Whether I am or not, I still asked myself why I liked Scandinavian patterns. Is it because every other blogger does? Or because we’re seeing them everywhere? There’s no doubt that peer opinions are strong influences because it’s part of our nature to want to be a part of the crowd. (Have you heard of influencer marketing?) But I discovered that I really do like Scandinavian patterns and traced this back to my childhood because my grandmother had them everywhere in her home.
I like patterns that are geometric, orderly, like apples in a row or beads or lines. (Also explains my interest in Japanese fabrics and the latest collage art techniques out there.) And I like the images to be somewhat cute or strong and bold (think of Sanna Annukka) or a bit more free form and organic (Lotta Jansdotter), but still have some order to the overall design because things that are busy make me feel very distracted and stressed.
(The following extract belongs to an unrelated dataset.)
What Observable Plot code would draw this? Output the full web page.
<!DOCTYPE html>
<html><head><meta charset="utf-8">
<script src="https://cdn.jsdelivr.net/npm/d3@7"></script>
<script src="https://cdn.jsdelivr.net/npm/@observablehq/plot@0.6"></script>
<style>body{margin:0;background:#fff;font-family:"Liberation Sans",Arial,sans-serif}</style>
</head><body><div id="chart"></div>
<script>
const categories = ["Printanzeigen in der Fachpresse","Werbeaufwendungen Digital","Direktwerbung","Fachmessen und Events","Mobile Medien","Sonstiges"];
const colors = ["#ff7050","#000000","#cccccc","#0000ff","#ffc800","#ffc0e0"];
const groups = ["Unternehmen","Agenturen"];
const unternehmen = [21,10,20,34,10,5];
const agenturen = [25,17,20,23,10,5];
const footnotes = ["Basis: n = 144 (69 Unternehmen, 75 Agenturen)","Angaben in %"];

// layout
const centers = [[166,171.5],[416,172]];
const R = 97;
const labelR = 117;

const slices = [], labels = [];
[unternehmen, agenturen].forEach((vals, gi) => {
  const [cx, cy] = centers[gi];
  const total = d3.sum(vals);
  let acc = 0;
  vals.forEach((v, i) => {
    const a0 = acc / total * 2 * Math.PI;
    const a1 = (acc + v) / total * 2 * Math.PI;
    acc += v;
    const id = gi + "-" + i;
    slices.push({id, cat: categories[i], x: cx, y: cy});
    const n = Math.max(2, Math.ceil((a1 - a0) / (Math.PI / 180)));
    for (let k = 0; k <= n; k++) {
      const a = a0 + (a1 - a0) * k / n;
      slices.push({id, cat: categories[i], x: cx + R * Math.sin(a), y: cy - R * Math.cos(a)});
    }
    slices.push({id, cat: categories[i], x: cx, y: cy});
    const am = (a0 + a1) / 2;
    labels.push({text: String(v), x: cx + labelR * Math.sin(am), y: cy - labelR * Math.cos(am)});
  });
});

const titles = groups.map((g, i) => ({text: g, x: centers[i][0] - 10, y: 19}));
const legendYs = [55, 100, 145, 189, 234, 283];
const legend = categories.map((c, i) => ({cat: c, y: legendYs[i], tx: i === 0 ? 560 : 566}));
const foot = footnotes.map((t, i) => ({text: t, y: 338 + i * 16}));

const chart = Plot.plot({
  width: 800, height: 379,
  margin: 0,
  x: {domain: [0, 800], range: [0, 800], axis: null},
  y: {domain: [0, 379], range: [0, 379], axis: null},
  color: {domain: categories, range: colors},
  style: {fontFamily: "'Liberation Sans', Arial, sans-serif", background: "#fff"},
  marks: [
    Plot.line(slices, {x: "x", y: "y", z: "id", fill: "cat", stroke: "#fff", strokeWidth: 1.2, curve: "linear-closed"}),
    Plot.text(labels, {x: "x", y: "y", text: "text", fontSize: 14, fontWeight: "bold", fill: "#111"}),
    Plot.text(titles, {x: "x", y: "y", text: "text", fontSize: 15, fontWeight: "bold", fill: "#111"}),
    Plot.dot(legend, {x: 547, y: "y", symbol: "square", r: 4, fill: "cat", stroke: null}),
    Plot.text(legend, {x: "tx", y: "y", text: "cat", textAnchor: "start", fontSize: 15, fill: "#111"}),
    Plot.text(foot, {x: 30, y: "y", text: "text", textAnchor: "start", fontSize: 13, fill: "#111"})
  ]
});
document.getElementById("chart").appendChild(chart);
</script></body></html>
Scandinavian design uses a lot of natural materials and neutral backgrounds, which I think is nice because it’s simple and earthy and I love things when they are laid back and close to nature.
If you’re looking for Scandinavian textiles online, visit Fjorn. Something about their site felt familiar to me, so I think I’ve written about them before. But I don’t remember so maybe you don’t either, which is why they deserve a mention. They carry Klippan and also a more tradition design house called Ekelund, as well as a few others but those didn’t strike me the same as the Klippan stuff and the Ekelund table runners.